Regarding the seasonal ending of Dollar Hot Dog Night at the Metrodome, Loree from Eagan writes in to let us know there may hope during this long off season of regularly priced wieners:
I thought your post about dollar dog night at the Dome was very funny. I read it out loud at dinner last night and we all had a good laugh at your misery. Sorry.
We have been to a couple of Wednesday night Twins games this year. Not my idea, as you can imagine, my family thinks they are great, especially my 18-year old stepson. I talked him in to going along to IKEA with us the first week it opened. Ever been to the new IKEA? Not my stepson's cup of tea either, until he found the Exit Bistro at the end of the cashier's line. They have dollar hot dogs just like the dome and they even have a special: one hot dog and a soda for $1.25. Add a dollar cinnamon roll for dessert and for $2.25 you have a meal. No beer though. And lots of chairs, but no one is throwing them.
My god, that deal that exceeds even Dollar Hot Dog Night. Next time I'm in Bloomington I may have to stop by Ikea for a meal and some baseball memories. All the more appropriate given Ikea's location next to the sacred grounds of the old Metropolitan Stadium. And this looks a lot more comfortable than a concrete staircase for my post feast recovery.
I just hope the word of this doesn't spread to the entire bargain hot dog eating community in town, because the local history of discounted wieners is one of unrest and strife. Most famously, the Twins game against they Yankees in early May 2001, one of the first Dollar Hot Dog Nights, and also the return of prodigal son Chuck (Choke) Knoblauch. As reported by the Associated Press:
Twins vice president Dave St. Peter said the team was taken by surprise by Wednesday's attendance, which was bolstered by the team's hot start and promotions that included dollar hot dogs. The last time the team drew 36,000 to a midweek game in April or May was 13 years ago, he said.

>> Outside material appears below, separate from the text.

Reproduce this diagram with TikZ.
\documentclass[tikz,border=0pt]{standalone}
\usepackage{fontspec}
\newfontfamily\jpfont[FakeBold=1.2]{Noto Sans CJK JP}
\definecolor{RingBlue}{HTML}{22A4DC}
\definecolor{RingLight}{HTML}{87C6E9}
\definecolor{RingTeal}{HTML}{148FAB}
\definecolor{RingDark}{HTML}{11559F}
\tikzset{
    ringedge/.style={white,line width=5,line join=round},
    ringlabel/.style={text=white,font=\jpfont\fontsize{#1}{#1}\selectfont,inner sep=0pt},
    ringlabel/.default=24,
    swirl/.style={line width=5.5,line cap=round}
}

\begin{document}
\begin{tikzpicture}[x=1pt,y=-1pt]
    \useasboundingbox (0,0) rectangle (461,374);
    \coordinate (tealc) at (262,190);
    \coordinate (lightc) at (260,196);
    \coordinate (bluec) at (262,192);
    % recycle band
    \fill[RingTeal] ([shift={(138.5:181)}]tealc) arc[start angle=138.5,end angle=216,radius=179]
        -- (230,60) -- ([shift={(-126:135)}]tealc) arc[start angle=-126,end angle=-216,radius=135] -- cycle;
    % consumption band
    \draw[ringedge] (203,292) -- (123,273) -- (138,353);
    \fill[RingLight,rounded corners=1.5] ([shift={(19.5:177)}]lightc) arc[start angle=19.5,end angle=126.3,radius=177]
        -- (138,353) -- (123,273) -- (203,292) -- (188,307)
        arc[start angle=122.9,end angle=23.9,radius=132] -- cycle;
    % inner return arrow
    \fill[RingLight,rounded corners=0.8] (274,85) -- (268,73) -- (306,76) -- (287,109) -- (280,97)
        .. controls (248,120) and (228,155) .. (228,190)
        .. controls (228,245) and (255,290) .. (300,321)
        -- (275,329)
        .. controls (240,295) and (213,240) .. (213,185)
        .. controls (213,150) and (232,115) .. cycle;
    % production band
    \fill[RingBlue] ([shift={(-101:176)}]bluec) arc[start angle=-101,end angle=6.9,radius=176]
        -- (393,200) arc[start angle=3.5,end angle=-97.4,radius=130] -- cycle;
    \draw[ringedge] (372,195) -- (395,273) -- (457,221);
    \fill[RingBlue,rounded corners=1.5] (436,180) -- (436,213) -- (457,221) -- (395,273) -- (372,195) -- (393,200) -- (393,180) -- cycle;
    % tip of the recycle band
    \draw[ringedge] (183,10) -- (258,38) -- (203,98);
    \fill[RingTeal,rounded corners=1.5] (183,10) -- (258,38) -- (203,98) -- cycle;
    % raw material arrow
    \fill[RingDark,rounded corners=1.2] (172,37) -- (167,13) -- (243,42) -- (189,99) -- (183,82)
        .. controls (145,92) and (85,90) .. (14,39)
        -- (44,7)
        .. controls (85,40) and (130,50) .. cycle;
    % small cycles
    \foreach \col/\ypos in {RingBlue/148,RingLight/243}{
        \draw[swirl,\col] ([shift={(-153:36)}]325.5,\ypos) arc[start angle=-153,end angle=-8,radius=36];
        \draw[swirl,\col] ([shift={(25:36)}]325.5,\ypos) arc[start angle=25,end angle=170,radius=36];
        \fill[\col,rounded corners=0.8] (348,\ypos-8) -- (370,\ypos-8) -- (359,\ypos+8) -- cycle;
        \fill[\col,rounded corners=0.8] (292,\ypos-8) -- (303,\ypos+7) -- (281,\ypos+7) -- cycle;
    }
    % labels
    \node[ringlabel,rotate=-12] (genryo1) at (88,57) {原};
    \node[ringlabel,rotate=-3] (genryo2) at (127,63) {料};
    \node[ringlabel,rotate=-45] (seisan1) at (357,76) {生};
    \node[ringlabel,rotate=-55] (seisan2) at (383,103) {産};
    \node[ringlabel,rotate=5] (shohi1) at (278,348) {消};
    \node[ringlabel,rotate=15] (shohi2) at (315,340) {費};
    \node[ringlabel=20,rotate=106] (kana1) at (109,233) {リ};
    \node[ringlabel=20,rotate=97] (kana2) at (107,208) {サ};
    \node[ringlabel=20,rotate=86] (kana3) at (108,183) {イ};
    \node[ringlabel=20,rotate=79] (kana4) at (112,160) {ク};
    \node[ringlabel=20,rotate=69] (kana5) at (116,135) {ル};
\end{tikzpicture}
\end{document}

Fans still angry at Knoblauch for leaving the team when it was down threw golf balls, hot dogs and plastic beer bottles at Knoblauch Wednesday night, causing umpires to pull the Yankees off the field for 12 minutes in the sixth inning of Minnesota's 4-2 win. The game also was delayed in the eighth for about five minutes, and umpires said they considered calling a forfeit. More than 40 fans were ejected
Despite their claims of surprise, Twins officials were well aware of the connection between discount hot dogs and violence. Again from the AP:
During a home game in April that also included the dollar hot dog promotion, fans started a food fight with the discounted franks in a Metrodome concourse.
More details from the Pittsburg Tribune-Review, who claim the inaugural Dollar Hot Dog Night was baptized in blood:
For all Wednesday home games, the Twins lower the price of hot dogs to $1. During this season's first dollar-dog night, about 13,000 hot dogs were doled out to a crowd of just 11,149. With so much rabid demand for the dogs, culinary violence was inevitable. A food fight broke out on the concourse behind the stands in left field.

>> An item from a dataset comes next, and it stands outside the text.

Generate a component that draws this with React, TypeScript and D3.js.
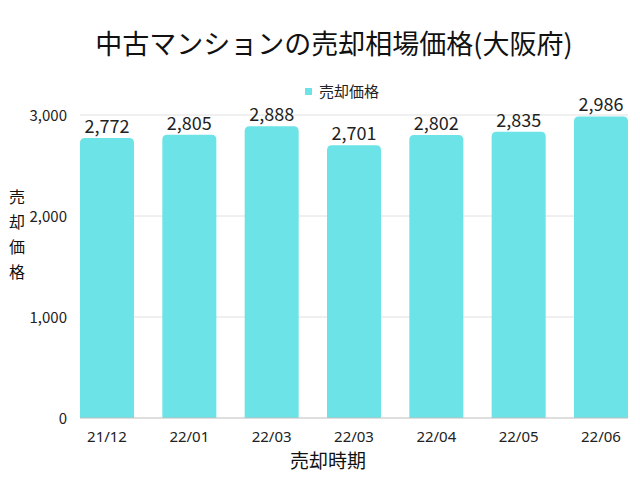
import React from "react";
import * as d3 from "d3";

const categories = ["21/12", "22/01", "22/03", "22/03", "22/04", "22/05", "22/06"];
const values = [2772, 2805, 2888, 2701, 2802, 2835, 2986];
const yTicks = [0, 1000, 2000, 3000];
const title = "中古マンションの売却相場価格(大阪府)";
const seriesName = "売却価格";
const xTitle = "売却時期";
const yTitleChars = ["売", "却", "価", "格"];

const W = 640, H = 480;
const left = 80, right = 628, top = 115, bottom = 418;
const color = "#6ce3e6";
const font = "'Noto Sans CJK JP', 'Noto Sans', sans-serif";

function topRounded(x: number, y: number, w: number, h: number, r: number) {
  const rr = Math.min(r, h);
  return `M${x},${y + h}V${y + rr}Q${x},${y} ${x + rr},${y}H${x + w - rr}Q${x + w},${y} ${x + w},${y + rr}V${y + h}Z`;
}

export default function App() {
  const x = d3.scaleBand<number>().domain(d3.range(categories.length)).range([left, right]).paddingInner(0.344).paddingOuter(0);
  const y = d3.scaleLinear().domain([0, 3000]).range([bottom, top]);
  const fmt = d3.format(",");
  return (
    <svg width={W} height={H} style={{ position: "absolute", left: 0, top: 0, background: "#fff" }} fontFamily={font}>
      <text x={334} y={54} textAnchor="middle" fontSize={27} fill="#111">{title}</text>
      <rect x={305} y={88} width={7} height={7} fill={color} />
      <text x={319} y={97} fontSize={15} fill="#222">{seriesName}</text>
      {yTicks.map((t) => (
        <g key={t}>
          {t > 0 && <line x1={left} x2={right} y1={y(t)} y2={y(t)} stroke="#e0e0e0" strokeWidth={1} />}
          <text x={67} y={y(t) + 6} textAnchor="end" fontSize={15} fill="#222">{fmt(t)}</text>
        </g>
      ))}
      {values.map((v, i) => (
        <g key={i}>
          <path d={topRounded(x(i)!, y(v), x.bandwidth(), bottom - y(v), 5)} fill={color} />
          <text x={x(i)! + x.bandwidth() / 2} y={y(v) - 5} textAnchor="middle" fontSize={18} fill="#222">{fmt(v)}</text>
          <text x={x(i)! + x.bandwidth() / 2} y={442} textAnchor="middle" fontSize={15} fill="#222" fontFamily="'Noto Sans', sans-serif">{categories[i]}</text>
        </g>
      ))}
      <line x1={left} x2={right} y1={bottom} y2={bottom} stroke="#bdbdbd" strokeWidth={1.2} />
      <text x={328} y={468} textAnchor="middle" fontSize={19} fill="#111">{xTitle}</text>
      {yTitleChars.map((c, i) => (
        <text key={i} x={17} y={203 + i * 25} textAnchor="middle" fontSize={16} fill="#111">{c}</text>
      ))}
    </svg>
  );
}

"Food fights are going to break out when you sell 13,000 hot dogs - as well as some people having upset stomachs the next day," said Dave St. Peter, the team's senior vice president for business affairs.
It's all true and hopefully this will serve as a warning to Ikea. But properly managed, and severely policed, Dollar Hot Dogs are a beautiful thing. Check out this tribute by Major League Baseball to the history of the ball park frank. These quotes accurately summarize their appeal :
"A hot dog at the ballpark is better than steak at the Ritz." -- Humphrey Bogart
"The last time I saw my dad alive, we went to a ballgame at Coors Field in 2001," said Terry Brejla, who now lives in the San Francisco area. "He was legally blind by that time. I bought him a Colorado Rockies hat, which he proudly wore. I told him I wanted to take him out for dinner on the way back to my house. He said, 'Thanks, but no thanks.'
"He would just as soon have a couple of hot dogs at the ballpark and a beer, because that was the kind of meal men had together when they were enjoying each other's company at a ball game."